Curried Butternut and Apples

One of my favorite things about winter is winter squash.  The fact that acorns and butternuts, kobacha, and spaghetti squash are plentiful and cheap is a wonderful thing.

Actually, wait, it’s not one of the things i like about winter, it’s the thing i like about winter.  Cold weather and the sun setting at 6 PM — who can stand this?  At least i have yummy squash to help me get through the cold* darkness.

The only problem being that the squash are pretty big — one of them is more than Minos and i can eat in one meal.  So we chop them in half, and use each half separately.

This recipe came from the Vegetarian Times website.  If you follow the link, you will notice that the recipe there sounds almost dessert-like.  It seemed too sweet to me, but i thought the flavors sounded good together, so here is what i did with this.

CBA_ing

Ingredients
1 cup couscous
1 cup water
1 tbsp coconut milk powder
1 tbsp ghee
3 currry leaves
5 sage leaves
1 tbsp nigella
1/2 medium red onion
1 small jalapeno
1/2 butternut squash — about 2 cups cut into 1/2 inch cubes
1 granny smith, cut into cubes about 1/2 the size of the squash pieces
2 tsp of sambar (curry) powder
1 tsp of cayenne (optional)

Directions
1.  Bring the cup of water to a boil and add the coconut powder.  Add in the cous cous and stir, then reduce to a simmer.  Cook about 10 minutes.

2.  Heat the ghee, and add the curry and sage leaves.
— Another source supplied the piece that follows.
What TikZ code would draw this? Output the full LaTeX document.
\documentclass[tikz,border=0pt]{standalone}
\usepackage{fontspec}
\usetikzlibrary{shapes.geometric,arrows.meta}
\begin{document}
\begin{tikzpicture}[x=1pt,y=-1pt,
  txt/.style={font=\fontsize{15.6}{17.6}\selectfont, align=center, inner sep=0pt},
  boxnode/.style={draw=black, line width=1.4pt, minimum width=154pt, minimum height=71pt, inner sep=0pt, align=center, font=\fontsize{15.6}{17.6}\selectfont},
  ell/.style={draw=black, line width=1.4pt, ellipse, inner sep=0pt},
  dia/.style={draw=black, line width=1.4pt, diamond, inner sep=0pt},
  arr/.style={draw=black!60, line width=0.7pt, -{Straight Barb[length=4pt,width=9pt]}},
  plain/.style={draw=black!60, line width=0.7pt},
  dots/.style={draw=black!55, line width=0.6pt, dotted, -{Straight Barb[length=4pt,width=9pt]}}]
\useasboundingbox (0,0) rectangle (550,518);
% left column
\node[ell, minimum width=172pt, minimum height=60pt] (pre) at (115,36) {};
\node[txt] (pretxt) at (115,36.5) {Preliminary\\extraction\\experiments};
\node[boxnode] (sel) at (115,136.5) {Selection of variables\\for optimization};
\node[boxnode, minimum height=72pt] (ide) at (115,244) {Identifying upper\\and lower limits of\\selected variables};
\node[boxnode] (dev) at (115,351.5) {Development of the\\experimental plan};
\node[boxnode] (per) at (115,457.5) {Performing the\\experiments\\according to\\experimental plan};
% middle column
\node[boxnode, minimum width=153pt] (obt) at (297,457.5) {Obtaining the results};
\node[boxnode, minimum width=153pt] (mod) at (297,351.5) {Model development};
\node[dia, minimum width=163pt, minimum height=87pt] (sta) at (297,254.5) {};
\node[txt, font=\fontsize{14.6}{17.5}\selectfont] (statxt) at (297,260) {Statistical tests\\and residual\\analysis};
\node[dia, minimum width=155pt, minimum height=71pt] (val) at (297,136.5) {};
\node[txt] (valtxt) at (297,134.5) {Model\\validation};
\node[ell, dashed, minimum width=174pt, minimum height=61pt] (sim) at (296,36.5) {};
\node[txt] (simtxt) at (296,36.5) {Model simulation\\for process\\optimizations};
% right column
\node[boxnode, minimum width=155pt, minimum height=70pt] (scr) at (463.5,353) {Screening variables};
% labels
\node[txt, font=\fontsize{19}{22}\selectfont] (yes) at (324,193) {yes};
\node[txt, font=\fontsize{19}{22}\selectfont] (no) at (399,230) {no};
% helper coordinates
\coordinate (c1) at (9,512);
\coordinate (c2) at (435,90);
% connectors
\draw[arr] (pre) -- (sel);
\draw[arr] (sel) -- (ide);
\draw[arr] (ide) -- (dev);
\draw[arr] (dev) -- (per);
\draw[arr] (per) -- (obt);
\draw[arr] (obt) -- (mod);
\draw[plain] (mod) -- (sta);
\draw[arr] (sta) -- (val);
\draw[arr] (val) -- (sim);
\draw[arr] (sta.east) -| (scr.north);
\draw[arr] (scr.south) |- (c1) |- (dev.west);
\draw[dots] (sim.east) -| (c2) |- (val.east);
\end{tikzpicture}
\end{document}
Fry on medium low heat about two minutes.
CBA_curyleaf

3.  Add the nigella, onion, and jalapeno.  Fry until the onion starts to turns transparent.

4.  Add in the squash and the apple.  Fry for about 20 minutes, stirring occasionally.
CBA_chbopped

5.  Add in the sambar or curry powder, and cayenne if using.
CBA_fried

6.  To plate, put a scoop of couscous on one side, and fill the rest with the curry.  Garnish with cilantro and/or green onion.
CBA_done

Word of caution
Mise en place is your friend.  it means, literally, “putting in place”, and is a shorthand reminder to get all of your ingredients — including spices, ready beforehand.
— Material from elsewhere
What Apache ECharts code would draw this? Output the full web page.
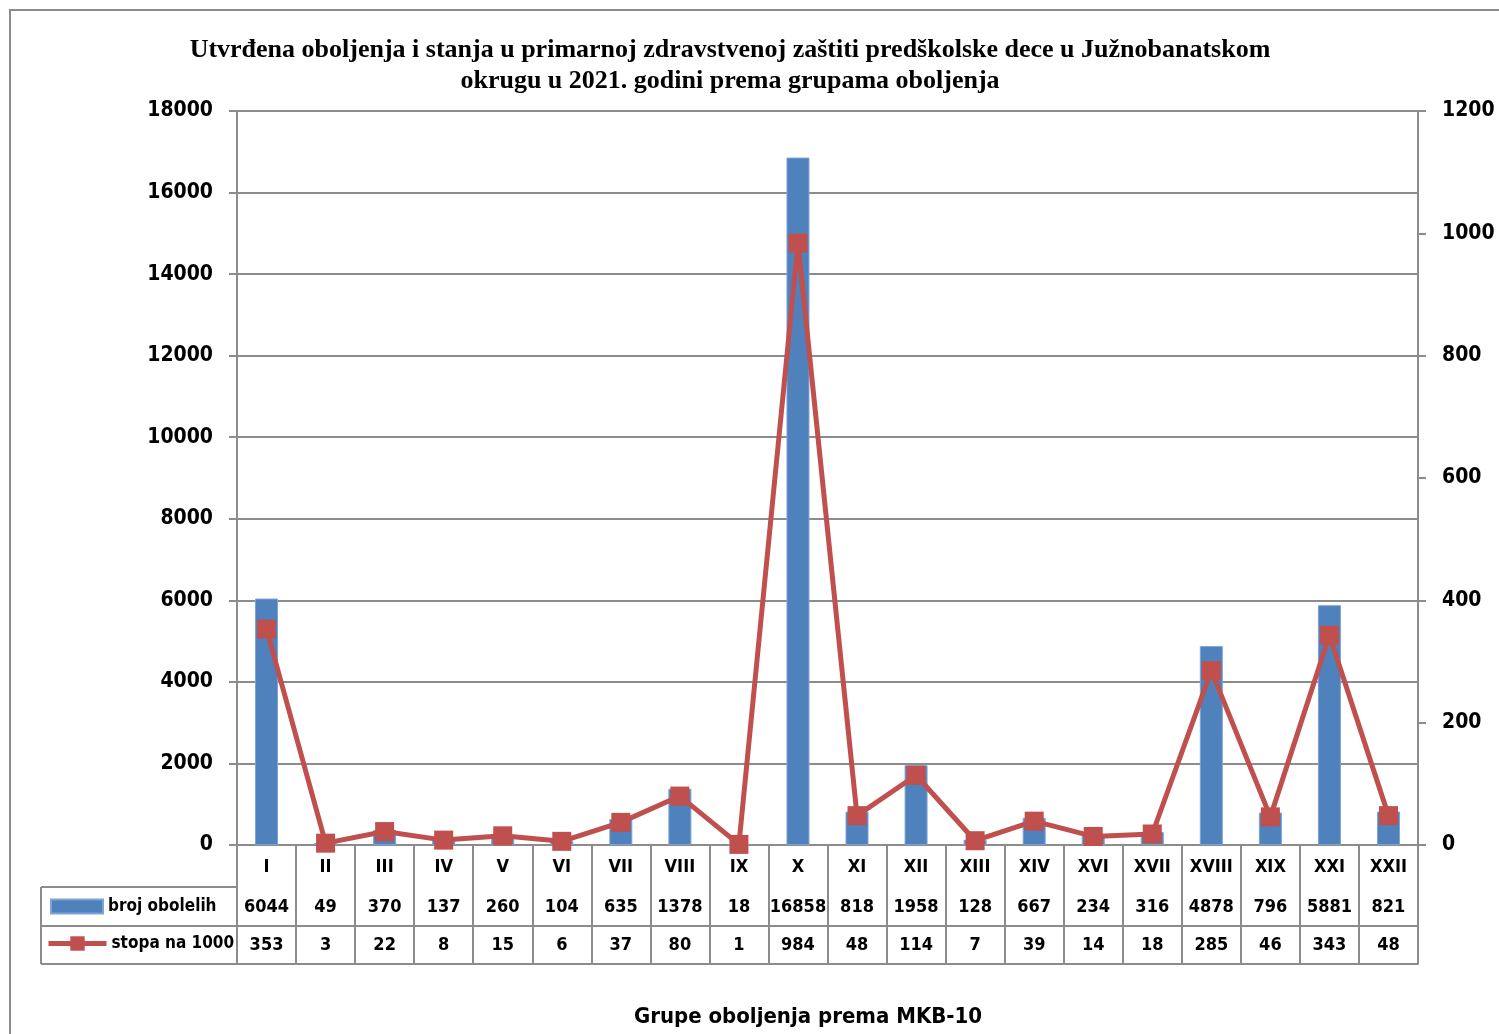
<!doctype html>
<html>
    <head>
        <meta charset="utf-8">
        <title>Utvrđena oboljenja predškolske dece</title>
        <style>
            html, body { margin: 0; padding: 0; background: #fff; overflow: hidden; }
            #main { width: 1499px; height: 1034px; }
        </style>
    </head>
    <body>
        <div id="main"></div>
        <script src="https://cdn.jsdelivr.net/npm/echarts@6/dist/echarts.min.js"></script>
        <script>
            // data
            var groups = ['I', 'II', 'III', 'IV', 'V', 'VI', 'VII', 'VIII', 'IX', 'X',
                'XI', 'XII', 'XIII', 'XIV', 'XVI', 'XVII', 'XVIII', 'XIX', 'XXI', 'XXII'];
            var brojObolelih = [6044, 49, 370, 137, 260, 104, 635, 1378, 18, 16858,
                818, 1958, 128, 667, 234, 316, 4878, 796, 5881, 821];
            var stopaNa1000 = [353, 3, 22, 8, 15, 6, 37, 80, 1, 984,
                48, 114, 7, 39, 14, 18, 285, 46, 343, 48];

            var narrow = '"Liberation Sans Narrow", "Arial Narrow", "DejaVu Sans Condensed", sans-serif';
            var gray = '#8c8c8c';
            var chart = echarts.init(document.getElementById('main'));

            // the data table under the axis is made of stacked category axes
            function tableAxis(offset, labels, margin) {
                return {
                    type: 'category',
                    data: groups,
                    position: 'bottom',
                    offset: offset,
                    axisLine: { show: true, lineStyle: { color: gray, width: 2 } },
                    axisTick: { show: false },
                    axisLabel: {
                        show: !!labels,
                        interval: 0,
                        margin: margin,
                        color: '#000',
                        fontFamily: narrow,
                        fontWeight: 'bold',
                        fontSize: 18,
                        formatter: function (v, i) { return labels ? String(labels[i]) : ''; }
                    }
                };
            }

            var yLabel = {
                margin: 24, color: '#000', fontFamily: narrow, fontWeight: 'bold', fontSize: 21,
                formatter: function (v) { return String(v); }
            };

            var legendText = { fontFamily: narrow, fontWeight: 'bold', fontSize: 17, color: '#000' };

            chart.setOption({
                animation: false,
                title: {
                    text: 'Utvrđena oboljenja i stanja u primarnoj zdravstvenoj zaštiti predškolske dece u Južnobanatskom\nokrugu u 2021. godini prema grupama oboljenja',
                    left: 725,
                    textAlign: 'center',
                    top: 30,
                    textStyle: {
                        fontFamily: '"Liberation Serif", "Times New Roman", serif',
                        fontWeight: 'bold',
                        fontSize: 26,
                        lineHeight: 31,
                        color: '#000'
                    }
                },
                legend: [{
                    data: [{ name: 'broj obolelih', icon: 'rect' }],
                    left: 50,
                    top: 898,
                    padding: 0,
                    itemWidth: 52,
                    itemHeight: 14,
                    textStyle: legendText
                }, {
                    data: ['stopa na 1000'],
                    left: 46,
                    top: 935,
                    padding: 0,
                    itemWidth: 58,
                    itemHeight: 18,
                    lineStyle: { width: 5 },
                    textStyle: legendText
                }],
                grid: { left: 237, right: 81, top: 111, bottom: 189, outerBoundsMode: 'none' },
                xAxis: [{
                    type: 'category',
                    data: groups,
                    position: 'bottom',
                    axisLine: { show: true, lineStyle: { color: gray, width: 2 } },
                    axisTick: { show: true, interval: 0, length: 119, lineStyle: { color: gray, width: 2 } },
                    axisLabel: {
                        interval: 0,
                        margin: 13,
                        color: '#000',
                        fontFamily: narrow,
                        fontWeight: 'bold',
                        fontSize: 18
                    }
                },
                    tableAxis(42, brojObolelih, 11),
                    tableAxis(81, stopaNa1000, 10),
                    tableAxis(119, null, 0)
                ],
                yAxis: [{
                    type: 'value',
                    min: 0,
                    max: 18000,
                    interval: 2000,
                    axisLine: { show: true, lineStyle: { color: gray, width: 2 } },
                    axisTick: { show: true, length: 8, lineStyle: { color: gray, width: 2 } },
                    splitLine: { show: true, lineStyle: { color: gray, width: 2 } },
                    axisLabel: yLabel
                }, {
                    type: 'value',
                    position: 'right',
                    min: 0,
                    max: 1200,
                    interval: 200,
                    axisLine: { show: true, lineStyle: { color: gray, width: 2 } },
                    axisTick: { show: true, length: 8, lineStyle: { color: gray, width: 2 } },
                    splitLine: { show: false },
                    axisLabel: yLabel
                }],
                series: [{
                    name: 'broj obolelih',
                    type: 'bar',
                    data: brojObolelih,
                    barWidth: 23,
                    itemStyle: { color: '#4f81bd', borderColor: '#7ea3d4', borderWidth: 1 }
                }, {
                    name: 'stopa na 1000',
                    type: 'line',
                    yAxisIndex: 1,
                    data: stopaNa1000,
                    symbol: 'rect',
                    symbolSize: 19,
                    lineStyle: { color: '#c0504d', width: 5 },
                    itemStyle: { color: '#c0504d' }
                }],
                graphic: [
                    // chart frame
                    { type: 'rect', shape: { x: 10, y: 10, width: 1600, height: 1100 }, style: { fill: 'none', stroke: gray, lineWidth: 2 }, silent: true },
                    // legend column of the table
                    { type: 'line', shape: { x1: 41, y1: 887, x2: 237, y2: 887 }, style: { stroke: gray, lineWidth: 2 } },
                    { type: 'line', shape: { x1: 41, y1: 926, x2: 237, y2: 926 }, style: { stroke: gray, lineWidth: 2 } },
                    { type: 'line', shape: { x1: 41, y1: 964, x2: 237, y2: 964 }, style: { stroke: gray, lineWidth: 2 } },
                    { type: 'line', shape: { x1: 41, y1: 887, x2: 41, y2: 964 }, style: { stroke: gray, lineWidth: 2 } },
                    {
                        type: 'text',
                        x: 808,
                        y: 1017,
                        style: {
                            text: 'Grupe oboljenja prema MKB-10',
                            align: 'center',
                            verticalAlign: 'middle',
                            fontFamily: narrow,
                            fontWeight: 'bold',
                            fontSize: 22,
                            fill: '#000'
                        }
                    }
                ]
            });

            window.addEventListener('resize', function () {
                chart.resize();
            });
        </script>
    </body>
</html>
If you look at the ingredients picture you will notice that it does not include all of the listed ingredients.  I forgot to get down the spices.  I was cooking the dish and suddenly remembered that i wanted add sambar powder, and i reached into the cabinet and grabbed the jar of red powder and sprinkled some on.  Then i thought, “Wait, didn’t i tape the label from the spice bag onto the jar of sambar powder”?  A quick check showed that i did, so i tasted the red powder i sprinkled.  It was cayenne.

The overall effect is that this ended up being a little hotter than i had intended.  Minos had to put some raita in her serving in order to be able to stand it.

So, learn from my mistake people:  get all of your ingredients, including spices, ready before you start.  Mise en place!

Verdict
Aside from the fieriness, how was this?  Excellent!  The couscous had just a hint of coconut flavor without any of that greasiness that sometimes happens when you use real coconut milk.

Please note that i used chunky Israeli couscous, not the fine grained stuff.  You might need a little more coconut milk powder if you are using a finer couscous.

The squash was excellent — the hint of sage and curry leaf and the cinnamon in the Sambar powder all combined wonderfully, and the sweet tartness of the apples just made it all better.

The flavor blend here was excellent

 

*True Confession:  We live in The South, so when i say cold i mean “It gets down to close to freezing a few nights of the week.”  I still hate it.